◆ Work required
Set down word for word the lines running from the line with "Write a component" to the line with "import * as", ends included. Skip every picture.

◆ Extracted data
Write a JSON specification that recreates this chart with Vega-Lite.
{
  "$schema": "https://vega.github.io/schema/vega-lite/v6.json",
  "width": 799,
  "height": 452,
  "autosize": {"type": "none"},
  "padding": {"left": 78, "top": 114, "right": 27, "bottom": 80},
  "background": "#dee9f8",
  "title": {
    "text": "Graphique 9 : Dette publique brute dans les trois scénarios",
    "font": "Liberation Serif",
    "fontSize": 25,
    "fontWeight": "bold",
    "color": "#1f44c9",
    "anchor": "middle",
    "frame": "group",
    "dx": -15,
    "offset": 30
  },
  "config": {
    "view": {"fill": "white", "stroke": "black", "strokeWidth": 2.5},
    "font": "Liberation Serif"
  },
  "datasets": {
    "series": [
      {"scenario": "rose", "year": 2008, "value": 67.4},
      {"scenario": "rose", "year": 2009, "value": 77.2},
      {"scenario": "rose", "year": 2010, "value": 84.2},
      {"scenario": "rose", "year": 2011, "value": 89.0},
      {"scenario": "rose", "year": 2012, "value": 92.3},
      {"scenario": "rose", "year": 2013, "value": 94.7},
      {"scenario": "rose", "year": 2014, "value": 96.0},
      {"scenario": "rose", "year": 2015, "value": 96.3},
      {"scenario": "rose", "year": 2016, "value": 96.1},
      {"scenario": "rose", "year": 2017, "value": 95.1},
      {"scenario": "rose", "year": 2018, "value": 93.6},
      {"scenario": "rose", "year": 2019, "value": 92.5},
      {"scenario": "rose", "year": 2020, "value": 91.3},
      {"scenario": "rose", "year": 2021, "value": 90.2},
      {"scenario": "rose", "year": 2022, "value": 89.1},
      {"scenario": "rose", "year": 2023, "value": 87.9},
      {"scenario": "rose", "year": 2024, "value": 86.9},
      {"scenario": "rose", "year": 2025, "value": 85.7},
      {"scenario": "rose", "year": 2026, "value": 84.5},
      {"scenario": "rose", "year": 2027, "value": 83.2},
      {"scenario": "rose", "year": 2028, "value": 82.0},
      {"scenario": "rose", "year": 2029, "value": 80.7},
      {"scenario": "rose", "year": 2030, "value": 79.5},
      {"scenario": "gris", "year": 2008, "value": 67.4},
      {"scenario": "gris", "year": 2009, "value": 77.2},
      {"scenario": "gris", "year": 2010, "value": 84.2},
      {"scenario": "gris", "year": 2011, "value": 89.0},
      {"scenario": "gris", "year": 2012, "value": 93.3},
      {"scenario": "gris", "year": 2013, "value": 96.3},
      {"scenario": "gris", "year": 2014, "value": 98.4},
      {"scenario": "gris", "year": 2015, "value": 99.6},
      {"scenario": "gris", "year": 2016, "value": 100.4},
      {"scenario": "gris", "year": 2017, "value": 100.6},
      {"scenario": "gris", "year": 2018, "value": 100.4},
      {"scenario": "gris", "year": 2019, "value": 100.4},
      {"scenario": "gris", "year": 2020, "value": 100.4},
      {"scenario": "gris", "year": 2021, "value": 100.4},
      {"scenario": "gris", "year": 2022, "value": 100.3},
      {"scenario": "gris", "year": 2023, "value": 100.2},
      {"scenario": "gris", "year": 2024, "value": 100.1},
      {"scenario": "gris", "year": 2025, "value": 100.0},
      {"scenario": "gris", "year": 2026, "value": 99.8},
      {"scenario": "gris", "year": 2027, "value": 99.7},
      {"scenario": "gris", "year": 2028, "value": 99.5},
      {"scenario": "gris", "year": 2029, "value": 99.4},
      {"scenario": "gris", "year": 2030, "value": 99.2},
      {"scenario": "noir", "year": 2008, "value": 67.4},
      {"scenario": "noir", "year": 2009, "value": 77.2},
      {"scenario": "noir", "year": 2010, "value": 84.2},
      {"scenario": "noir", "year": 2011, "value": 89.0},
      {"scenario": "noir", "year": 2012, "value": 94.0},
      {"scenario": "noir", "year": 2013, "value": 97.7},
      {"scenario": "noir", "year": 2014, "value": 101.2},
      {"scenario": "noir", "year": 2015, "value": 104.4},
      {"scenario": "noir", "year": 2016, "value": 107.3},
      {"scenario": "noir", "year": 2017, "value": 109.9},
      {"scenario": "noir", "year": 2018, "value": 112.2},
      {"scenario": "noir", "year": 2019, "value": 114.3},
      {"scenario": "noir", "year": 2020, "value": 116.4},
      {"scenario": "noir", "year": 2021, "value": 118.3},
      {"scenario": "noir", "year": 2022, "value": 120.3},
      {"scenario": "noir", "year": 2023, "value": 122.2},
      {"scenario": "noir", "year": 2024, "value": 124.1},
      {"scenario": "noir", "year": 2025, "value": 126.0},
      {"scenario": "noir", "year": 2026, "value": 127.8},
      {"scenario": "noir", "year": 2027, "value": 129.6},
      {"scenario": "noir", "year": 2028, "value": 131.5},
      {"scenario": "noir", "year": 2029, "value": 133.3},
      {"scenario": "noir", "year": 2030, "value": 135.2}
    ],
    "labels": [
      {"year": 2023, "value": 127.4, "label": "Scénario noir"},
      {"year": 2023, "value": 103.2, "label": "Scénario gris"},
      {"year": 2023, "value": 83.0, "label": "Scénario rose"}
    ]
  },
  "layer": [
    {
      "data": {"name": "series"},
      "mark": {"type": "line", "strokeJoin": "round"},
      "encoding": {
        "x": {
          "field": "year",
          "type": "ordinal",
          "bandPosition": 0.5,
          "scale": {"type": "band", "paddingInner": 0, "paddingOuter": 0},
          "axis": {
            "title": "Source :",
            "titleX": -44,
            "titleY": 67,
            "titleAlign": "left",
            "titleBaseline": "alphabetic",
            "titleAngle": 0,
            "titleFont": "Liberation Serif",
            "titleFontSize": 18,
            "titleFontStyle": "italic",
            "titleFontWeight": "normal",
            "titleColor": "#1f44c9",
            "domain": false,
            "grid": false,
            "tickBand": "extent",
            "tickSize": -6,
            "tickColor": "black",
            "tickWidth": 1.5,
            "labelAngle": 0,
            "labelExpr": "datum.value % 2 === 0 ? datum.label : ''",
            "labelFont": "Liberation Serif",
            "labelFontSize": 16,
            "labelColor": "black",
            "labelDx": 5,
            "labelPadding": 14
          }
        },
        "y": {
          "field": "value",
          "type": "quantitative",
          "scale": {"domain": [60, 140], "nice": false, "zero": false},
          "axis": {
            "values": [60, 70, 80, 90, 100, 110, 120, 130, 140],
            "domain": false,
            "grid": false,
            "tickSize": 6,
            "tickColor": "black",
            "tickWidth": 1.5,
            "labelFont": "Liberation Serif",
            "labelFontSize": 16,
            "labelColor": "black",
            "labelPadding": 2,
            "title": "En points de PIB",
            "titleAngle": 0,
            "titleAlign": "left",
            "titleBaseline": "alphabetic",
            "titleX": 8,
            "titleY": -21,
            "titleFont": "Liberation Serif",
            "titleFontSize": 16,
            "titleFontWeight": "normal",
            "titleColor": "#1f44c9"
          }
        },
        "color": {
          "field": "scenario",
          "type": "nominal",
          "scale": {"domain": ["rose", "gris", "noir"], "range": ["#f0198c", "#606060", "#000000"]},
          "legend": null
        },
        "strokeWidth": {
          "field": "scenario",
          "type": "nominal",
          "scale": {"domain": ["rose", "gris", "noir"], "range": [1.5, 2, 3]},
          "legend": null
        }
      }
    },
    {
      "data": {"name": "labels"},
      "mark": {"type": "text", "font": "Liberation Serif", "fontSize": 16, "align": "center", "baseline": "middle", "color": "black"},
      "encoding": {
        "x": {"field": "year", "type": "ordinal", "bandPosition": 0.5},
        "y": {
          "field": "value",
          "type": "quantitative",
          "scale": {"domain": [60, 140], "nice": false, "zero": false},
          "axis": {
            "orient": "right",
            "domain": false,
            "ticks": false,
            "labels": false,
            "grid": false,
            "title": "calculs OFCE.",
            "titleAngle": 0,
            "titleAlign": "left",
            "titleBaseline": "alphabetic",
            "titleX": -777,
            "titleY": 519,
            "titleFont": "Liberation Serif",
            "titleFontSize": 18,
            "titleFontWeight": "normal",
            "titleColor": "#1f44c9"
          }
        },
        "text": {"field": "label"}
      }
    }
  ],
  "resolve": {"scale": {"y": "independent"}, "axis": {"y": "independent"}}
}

==

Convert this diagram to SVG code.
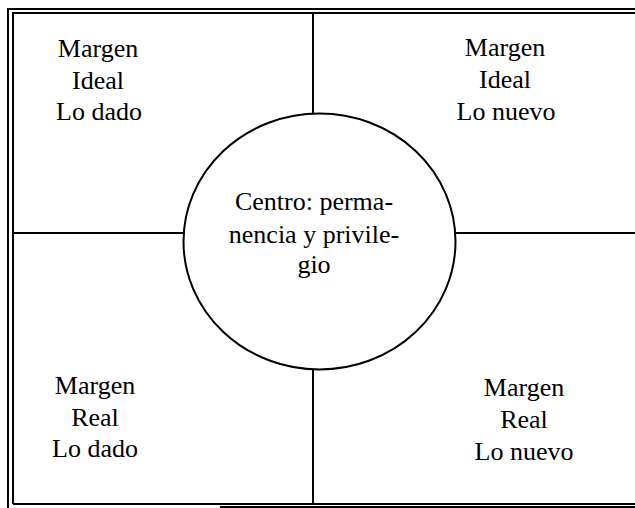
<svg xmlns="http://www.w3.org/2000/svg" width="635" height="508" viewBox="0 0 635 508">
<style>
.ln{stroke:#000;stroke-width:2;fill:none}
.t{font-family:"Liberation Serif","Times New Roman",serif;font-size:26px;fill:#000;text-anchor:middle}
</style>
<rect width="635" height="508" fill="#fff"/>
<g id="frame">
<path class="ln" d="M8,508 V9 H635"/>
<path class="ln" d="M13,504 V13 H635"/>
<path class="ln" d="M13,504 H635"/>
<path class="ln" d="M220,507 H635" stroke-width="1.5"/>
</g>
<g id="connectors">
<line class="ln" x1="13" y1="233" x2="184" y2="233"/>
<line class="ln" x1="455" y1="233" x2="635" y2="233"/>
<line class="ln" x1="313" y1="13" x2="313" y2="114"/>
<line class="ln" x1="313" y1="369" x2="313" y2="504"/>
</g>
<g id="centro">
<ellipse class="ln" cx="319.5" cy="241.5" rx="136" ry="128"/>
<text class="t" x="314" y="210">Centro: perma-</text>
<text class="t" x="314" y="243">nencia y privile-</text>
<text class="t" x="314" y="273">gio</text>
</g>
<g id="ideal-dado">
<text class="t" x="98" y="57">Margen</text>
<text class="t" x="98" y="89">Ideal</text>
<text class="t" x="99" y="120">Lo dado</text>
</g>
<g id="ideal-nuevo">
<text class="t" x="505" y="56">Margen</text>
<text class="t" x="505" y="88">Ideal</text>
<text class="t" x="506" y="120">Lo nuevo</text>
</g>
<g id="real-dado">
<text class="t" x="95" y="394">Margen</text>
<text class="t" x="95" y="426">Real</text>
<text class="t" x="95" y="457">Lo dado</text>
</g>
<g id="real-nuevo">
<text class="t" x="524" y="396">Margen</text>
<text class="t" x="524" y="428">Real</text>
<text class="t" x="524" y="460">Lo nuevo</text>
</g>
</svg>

---

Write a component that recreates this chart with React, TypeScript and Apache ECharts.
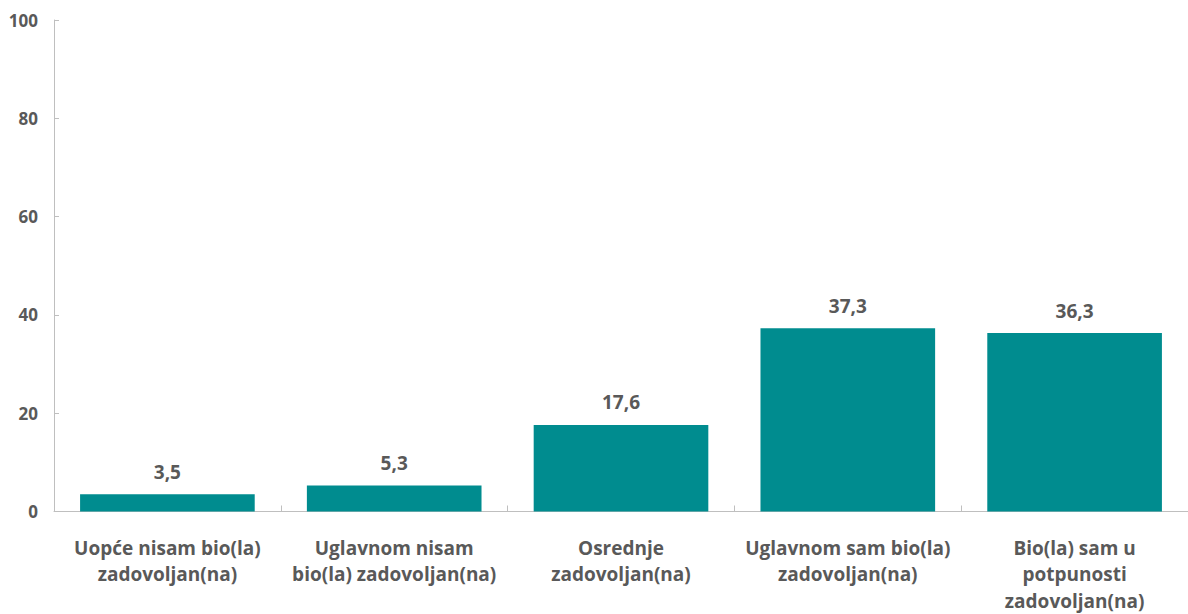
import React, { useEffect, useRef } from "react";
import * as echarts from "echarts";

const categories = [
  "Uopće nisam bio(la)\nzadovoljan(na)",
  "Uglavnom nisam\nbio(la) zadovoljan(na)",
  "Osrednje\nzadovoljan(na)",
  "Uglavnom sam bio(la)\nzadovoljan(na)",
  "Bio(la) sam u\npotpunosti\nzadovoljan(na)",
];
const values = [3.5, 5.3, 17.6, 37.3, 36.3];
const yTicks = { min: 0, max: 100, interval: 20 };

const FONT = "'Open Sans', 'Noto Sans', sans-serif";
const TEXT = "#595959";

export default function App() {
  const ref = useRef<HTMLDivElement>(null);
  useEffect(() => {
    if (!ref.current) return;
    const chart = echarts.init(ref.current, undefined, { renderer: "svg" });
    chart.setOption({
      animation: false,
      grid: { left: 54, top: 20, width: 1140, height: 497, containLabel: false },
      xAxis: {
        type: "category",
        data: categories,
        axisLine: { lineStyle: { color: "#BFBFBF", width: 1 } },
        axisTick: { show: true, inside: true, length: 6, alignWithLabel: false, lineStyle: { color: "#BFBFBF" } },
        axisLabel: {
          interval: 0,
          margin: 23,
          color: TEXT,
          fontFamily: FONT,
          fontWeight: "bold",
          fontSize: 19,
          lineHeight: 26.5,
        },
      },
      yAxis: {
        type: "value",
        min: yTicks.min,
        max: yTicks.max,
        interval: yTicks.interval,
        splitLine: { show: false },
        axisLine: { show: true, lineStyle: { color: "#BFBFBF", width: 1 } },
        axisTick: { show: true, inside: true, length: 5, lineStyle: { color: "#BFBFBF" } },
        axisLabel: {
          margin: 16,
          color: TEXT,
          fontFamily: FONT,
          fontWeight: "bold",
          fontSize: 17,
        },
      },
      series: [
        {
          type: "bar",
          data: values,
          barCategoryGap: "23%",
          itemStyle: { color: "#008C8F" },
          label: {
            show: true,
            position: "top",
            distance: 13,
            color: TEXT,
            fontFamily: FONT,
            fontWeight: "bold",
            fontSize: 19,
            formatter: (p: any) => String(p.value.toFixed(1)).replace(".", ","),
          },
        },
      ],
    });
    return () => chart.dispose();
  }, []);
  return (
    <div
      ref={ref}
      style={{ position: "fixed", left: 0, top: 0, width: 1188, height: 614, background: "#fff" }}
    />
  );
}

◆ Result of this exercise
Write a component that recreates this chart with React, TypeScript and Apache ECharts.
import React, { useEffect, useRef } from "react";
import * as echarts from "echarts";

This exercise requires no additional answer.